The next morning, catching up with a small group of soldiers near Wide Bay, Bloomfield learned that Scanlan’s group was only a few hours ahead. To know the officers were breaking the trail made him even more eager to reach Tol plantation.

Up ahead, David Selby elected to follow a narrow track that meandered toward the shoreline. Just north of Wide Bay, he stepped into the open, hoping to get a glimpse of Tol.

That seemingly random decision probably saved his life:

The plantation was plainly visible—a palm-covered tongue of land jutting out into the bay—but what I saw made me call to Fisher. A mile or so offshore were five barges towed by a steam pinnace. Through my binoculars I saw at the stern of each a Japanese flag, and they were crammed with troops. This was a cruel disappointment. For days Tol had been our goal, Tol was the word most often on our lips and at Tol we had anticipated the end of our wanderings [and] good food while we awaited the Catalinas which must surely be sent to our rescue. By a few short miles the enemy had beaten us to it.
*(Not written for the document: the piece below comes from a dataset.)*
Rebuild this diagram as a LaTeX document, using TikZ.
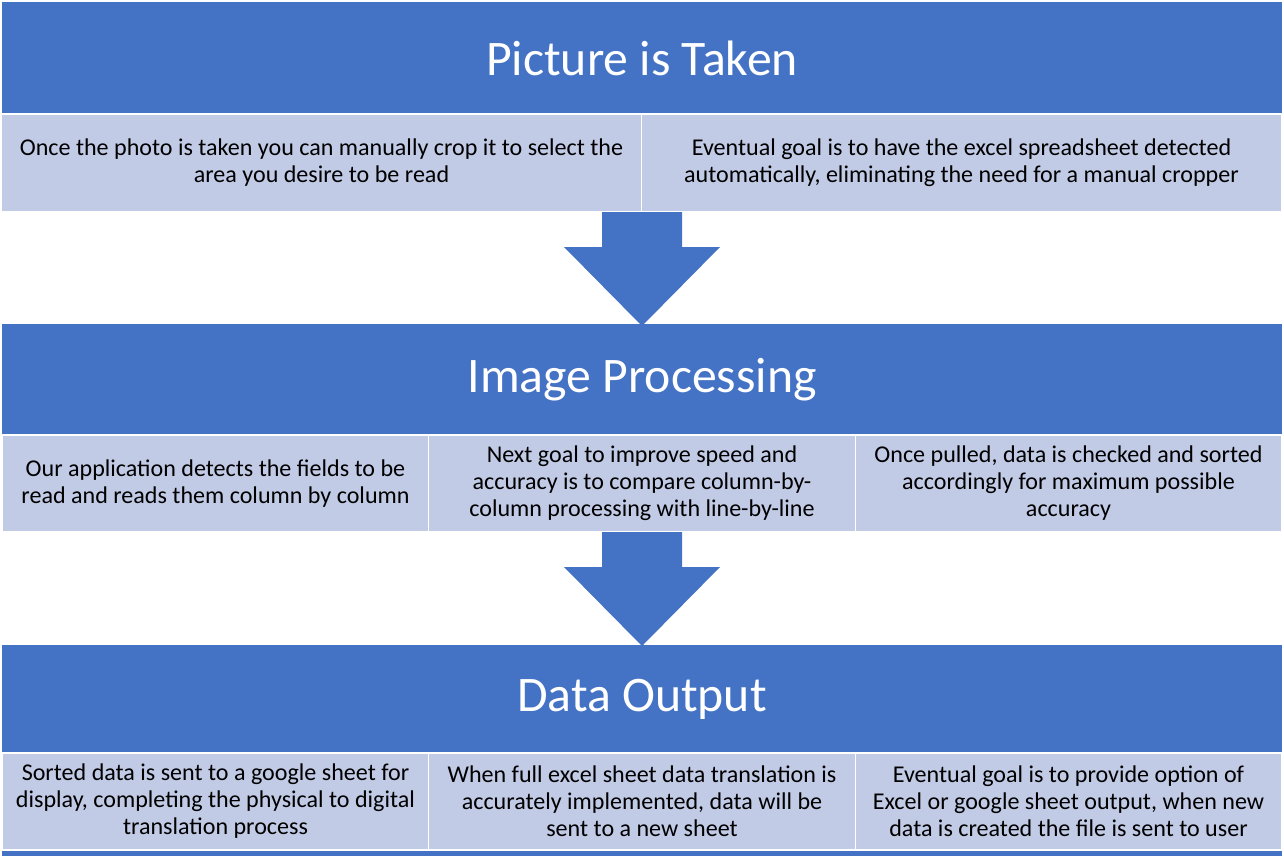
\documentclass[tikz,border=0pt]{standalone}
\usepackage{fontspec}
\setmainfont{Carlito}
\definecolor{hdrblue}{HTML}{4472C4}
\definecolor{cellblue}{HTML}{C2CBE6}

\begin{document}
\begin{tikzpicture}[x=0.02cm, y=-0.02cm,
	title/.style={text=white, font=\fontsize{28.3}{33}\selectfont},
	cell/.style={fill=cellblue, draw=white, line width=0.6pt, align=center, inner sep=0pt,
		font=\fontsize{13.7}{15.4}\selectfont},
	wide/.style={cell, minimum width=12.8cm},
	third/.style={cell, minimum width=8.53cm}]
	\useasboundingbox (0,0) rectangle (1284,856);

	% header bands
	\fill[hdrblue] (2,2) rectangle (1282,114);
	\fill[hdrblue] (2,324) rectangle (1282,435);
	\fill[hdrblue] (2,645) rectangle (1282,856);

	\node[title] at (642, 58) (T1) {Picture is Taken};
	\node[title] at (642, 380) (T2) {Image Processing};
	\node[title] at (642, 699) (T3) {Data Output};

	% first row
	\node[wide, minimum height=1.96cm] at (321.5, 163) (A1) {Once the photo is taken you can manually crop it to select the\\area you desire to be read};
	\node[wide, minimum height=1.96cm] at (961.5, 163) (B1) {Eventual goal is to have the excel spreadsheet detected\\automatically, eliminating the need for a manual cropper};

	% second row
	\node[third, minimum height=1.94cm] at (215.5, 483.5) (A2) {Our application detects the fields to be\\read and reads them column by column};
	\node[third, minimum height=1.94cm] at (642, 483.5) (B2) {Next goal to improve speed and\\accuracy is to compare column-by-\\column processing with line-by-line};
	\node[third, minimum height=1.94cm] at (1068.5, 483.5) (C2) {Once pulled, data is checked and sorted\\accordingly for maximum possible\\accuracy};

	% third row
	\node[third, minimum height=1.94cm] at (215.5, 801.5) (A3) {Sorted data is sent to a google sheet for\\display, completing the physical to digital\\translation process};
	\node[third, minimum height=1.94cm] at (642, 801.5) (B3) {When full excel sheet data translation is\\accurately implemented, data will be\\sent to a new sheet};
	\node[third, minimum height=1.94cm] at (1068.5, 801.5) (C3) {Eventual goal is to provide option of\\Excel or google sheet output, when new\\data is created the file is sent to user};

	% block arrows between the bands
	\foreach \t in {212, 532}
		\fill[hdrblue] (602,\t) -- (682,\t) -- (682,\t+35) -- (720,\t+35) -- (642,\t+114)
			-- (564,\t+35) -- (602,\t+35) -- cycle;
\end{tikzpicture}
\end{document}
The barges that Bloomfield had seen a day earlier were not headed for Gasmata, but for Tol. By a stroke of luck, Selby was in the right place at the right time to see the barges enter Wide Bay; otherwise he and the men behind him would have walked into a trap. He rushed ahead to warn Scanlan and Mollard, catching them just before they crossed a narrow river on the eastern border of the plantation.
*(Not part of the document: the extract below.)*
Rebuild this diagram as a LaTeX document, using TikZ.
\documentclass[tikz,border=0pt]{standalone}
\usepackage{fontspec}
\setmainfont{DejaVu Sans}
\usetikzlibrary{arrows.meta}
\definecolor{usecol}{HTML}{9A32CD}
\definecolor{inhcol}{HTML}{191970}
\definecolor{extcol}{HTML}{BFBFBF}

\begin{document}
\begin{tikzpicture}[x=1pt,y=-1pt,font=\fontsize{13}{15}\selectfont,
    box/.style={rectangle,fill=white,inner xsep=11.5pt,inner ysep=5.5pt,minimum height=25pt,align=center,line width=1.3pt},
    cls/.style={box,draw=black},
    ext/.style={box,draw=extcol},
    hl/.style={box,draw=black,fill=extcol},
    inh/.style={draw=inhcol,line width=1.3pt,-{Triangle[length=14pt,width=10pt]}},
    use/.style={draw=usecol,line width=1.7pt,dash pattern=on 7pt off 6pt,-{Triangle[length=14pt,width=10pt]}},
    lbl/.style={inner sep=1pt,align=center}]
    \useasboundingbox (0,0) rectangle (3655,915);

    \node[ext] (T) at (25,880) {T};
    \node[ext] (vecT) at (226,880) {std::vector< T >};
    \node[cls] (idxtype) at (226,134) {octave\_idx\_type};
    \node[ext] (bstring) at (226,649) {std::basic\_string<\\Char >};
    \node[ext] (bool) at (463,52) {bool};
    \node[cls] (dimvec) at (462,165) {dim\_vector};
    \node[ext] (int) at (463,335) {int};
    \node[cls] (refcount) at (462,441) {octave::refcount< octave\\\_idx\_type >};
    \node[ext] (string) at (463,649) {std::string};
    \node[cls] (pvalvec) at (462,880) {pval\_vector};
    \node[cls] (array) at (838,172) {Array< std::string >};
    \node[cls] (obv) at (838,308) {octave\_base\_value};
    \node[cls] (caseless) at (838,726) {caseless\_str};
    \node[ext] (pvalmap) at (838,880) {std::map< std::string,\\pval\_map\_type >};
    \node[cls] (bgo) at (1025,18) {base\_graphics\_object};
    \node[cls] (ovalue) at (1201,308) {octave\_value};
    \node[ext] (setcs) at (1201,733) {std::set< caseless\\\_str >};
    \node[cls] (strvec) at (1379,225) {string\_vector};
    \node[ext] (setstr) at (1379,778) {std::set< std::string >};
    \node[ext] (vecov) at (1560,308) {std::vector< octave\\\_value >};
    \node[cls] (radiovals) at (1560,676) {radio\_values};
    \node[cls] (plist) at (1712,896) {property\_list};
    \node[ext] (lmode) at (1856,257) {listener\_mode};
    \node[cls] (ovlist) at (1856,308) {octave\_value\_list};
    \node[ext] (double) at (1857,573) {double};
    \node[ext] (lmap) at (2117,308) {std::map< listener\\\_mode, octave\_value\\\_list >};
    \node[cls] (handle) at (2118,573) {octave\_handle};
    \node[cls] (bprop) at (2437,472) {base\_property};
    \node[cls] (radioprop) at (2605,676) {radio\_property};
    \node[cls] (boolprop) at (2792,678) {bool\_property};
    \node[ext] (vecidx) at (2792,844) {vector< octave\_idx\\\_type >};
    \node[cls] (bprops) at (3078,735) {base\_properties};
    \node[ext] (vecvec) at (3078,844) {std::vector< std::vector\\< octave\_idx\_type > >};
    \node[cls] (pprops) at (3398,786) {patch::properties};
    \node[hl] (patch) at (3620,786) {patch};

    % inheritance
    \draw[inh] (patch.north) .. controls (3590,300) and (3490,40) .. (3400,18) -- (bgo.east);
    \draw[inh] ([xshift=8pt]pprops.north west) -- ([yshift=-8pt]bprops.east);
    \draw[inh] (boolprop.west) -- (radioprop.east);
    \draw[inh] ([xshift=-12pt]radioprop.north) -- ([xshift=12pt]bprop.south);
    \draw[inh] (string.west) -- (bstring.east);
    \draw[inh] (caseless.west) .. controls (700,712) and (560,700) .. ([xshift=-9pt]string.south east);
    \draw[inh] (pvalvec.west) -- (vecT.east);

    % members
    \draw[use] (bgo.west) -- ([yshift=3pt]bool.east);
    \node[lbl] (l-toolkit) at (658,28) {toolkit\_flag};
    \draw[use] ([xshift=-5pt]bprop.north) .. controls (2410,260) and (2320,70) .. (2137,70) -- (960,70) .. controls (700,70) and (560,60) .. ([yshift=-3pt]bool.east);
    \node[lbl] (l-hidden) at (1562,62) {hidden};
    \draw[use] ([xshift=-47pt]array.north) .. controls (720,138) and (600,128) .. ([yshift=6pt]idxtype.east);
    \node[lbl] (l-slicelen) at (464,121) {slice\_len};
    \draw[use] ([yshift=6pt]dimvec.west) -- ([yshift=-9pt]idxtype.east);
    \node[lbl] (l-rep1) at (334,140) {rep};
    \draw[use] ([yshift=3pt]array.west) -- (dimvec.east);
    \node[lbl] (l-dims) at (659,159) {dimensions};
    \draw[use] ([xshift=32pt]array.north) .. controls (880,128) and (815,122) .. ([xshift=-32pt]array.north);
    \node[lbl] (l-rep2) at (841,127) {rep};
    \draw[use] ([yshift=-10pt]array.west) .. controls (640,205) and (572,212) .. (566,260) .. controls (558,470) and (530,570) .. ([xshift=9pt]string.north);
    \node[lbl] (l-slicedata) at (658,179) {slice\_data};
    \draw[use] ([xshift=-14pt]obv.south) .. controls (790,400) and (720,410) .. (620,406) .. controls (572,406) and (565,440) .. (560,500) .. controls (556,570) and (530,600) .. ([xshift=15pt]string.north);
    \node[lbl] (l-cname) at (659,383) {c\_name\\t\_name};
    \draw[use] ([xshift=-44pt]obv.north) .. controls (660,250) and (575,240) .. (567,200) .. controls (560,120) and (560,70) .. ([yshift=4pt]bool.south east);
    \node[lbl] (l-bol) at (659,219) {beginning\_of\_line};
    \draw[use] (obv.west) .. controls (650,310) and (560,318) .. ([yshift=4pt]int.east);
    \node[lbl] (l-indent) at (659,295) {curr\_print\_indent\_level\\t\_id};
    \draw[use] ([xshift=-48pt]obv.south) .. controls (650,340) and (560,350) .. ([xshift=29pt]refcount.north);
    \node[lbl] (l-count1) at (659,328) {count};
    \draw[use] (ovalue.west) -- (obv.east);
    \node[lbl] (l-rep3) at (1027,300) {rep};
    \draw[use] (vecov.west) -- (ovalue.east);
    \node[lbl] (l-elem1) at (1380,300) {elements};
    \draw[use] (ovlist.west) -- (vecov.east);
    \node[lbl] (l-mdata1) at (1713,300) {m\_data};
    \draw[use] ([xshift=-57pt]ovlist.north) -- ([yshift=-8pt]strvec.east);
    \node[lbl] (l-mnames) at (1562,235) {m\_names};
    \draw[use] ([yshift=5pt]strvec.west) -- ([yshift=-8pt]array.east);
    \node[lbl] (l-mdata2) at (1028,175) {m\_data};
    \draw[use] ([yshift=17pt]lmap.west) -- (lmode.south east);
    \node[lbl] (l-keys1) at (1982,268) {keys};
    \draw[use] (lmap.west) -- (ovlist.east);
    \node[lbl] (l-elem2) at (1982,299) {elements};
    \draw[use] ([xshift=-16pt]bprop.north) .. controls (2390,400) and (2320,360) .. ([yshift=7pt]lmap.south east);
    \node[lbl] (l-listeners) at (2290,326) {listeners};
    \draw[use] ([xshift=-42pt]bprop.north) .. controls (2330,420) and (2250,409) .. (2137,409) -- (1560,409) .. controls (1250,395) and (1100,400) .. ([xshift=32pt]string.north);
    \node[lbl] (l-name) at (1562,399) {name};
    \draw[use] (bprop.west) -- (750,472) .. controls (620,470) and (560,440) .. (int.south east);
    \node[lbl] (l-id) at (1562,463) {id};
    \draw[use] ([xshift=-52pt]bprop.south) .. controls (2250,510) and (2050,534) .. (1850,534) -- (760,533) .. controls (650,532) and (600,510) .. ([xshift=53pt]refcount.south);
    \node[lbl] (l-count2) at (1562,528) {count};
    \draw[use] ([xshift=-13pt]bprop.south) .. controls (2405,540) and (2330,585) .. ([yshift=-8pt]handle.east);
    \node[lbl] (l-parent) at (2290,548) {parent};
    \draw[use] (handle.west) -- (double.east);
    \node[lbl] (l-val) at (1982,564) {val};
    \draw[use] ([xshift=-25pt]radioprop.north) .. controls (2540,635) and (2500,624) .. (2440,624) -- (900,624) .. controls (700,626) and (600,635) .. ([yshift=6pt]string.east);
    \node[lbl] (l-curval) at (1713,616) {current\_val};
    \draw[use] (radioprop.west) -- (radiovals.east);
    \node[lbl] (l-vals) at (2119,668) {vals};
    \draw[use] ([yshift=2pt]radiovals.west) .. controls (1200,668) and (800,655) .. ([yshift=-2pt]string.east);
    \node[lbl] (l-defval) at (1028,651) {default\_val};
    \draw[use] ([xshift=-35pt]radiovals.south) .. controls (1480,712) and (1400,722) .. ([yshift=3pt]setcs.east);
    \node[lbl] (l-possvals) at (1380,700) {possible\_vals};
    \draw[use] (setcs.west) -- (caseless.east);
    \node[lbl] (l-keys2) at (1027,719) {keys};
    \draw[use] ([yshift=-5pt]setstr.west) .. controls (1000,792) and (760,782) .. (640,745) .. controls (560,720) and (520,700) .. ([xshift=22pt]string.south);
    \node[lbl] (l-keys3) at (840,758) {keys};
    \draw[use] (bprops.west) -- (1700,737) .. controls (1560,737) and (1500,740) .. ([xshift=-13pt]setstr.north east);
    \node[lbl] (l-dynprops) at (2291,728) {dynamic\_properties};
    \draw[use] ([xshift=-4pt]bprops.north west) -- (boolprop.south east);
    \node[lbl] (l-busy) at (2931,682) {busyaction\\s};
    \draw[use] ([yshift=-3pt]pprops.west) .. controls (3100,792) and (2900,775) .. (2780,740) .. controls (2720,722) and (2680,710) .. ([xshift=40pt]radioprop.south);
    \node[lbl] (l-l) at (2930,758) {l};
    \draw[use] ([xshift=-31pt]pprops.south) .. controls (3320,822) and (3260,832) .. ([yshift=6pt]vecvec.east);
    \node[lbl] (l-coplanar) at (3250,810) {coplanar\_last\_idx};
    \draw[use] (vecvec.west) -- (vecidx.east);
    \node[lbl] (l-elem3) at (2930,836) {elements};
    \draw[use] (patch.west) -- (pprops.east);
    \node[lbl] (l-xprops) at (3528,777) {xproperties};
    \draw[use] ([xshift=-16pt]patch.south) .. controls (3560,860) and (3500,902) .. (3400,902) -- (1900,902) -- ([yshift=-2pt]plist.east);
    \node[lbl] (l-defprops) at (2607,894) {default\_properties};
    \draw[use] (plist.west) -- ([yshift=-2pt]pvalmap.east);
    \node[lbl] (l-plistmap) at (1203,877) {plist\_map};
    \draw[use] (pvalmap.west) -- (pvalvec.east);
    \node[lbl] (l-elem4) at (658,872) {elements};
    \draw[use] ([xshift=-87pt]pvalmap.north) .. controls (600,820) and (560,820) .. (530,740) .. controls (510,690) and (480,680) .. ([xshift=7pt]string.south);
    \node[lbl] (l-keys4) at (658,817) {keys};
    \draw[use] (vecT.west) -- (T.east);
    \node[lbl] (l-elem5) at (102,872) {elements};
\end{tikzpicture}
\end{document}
The officers held back, but for almost two hundred others, the warning came too late.

CHAPTER NINE

TOL

“Those who resist us will be killed one and all.”

—Major General Tomitaro Horii, South Seas Detachment

I
n the days that followed the invasion, Major General Horii became increasingly frustrated. Like all officers in the Imperial Japanese Army, he was accustomed to instant obedience, yet hundreds of Australians had ignored his order to surrender. And they showed every sign of continuing to evade, despite the explicit warnings contained in his airdropped leaflets. Even more infuriating, thousands of his troops were incapacitated by an outbreak of malaria while chasing the Australians.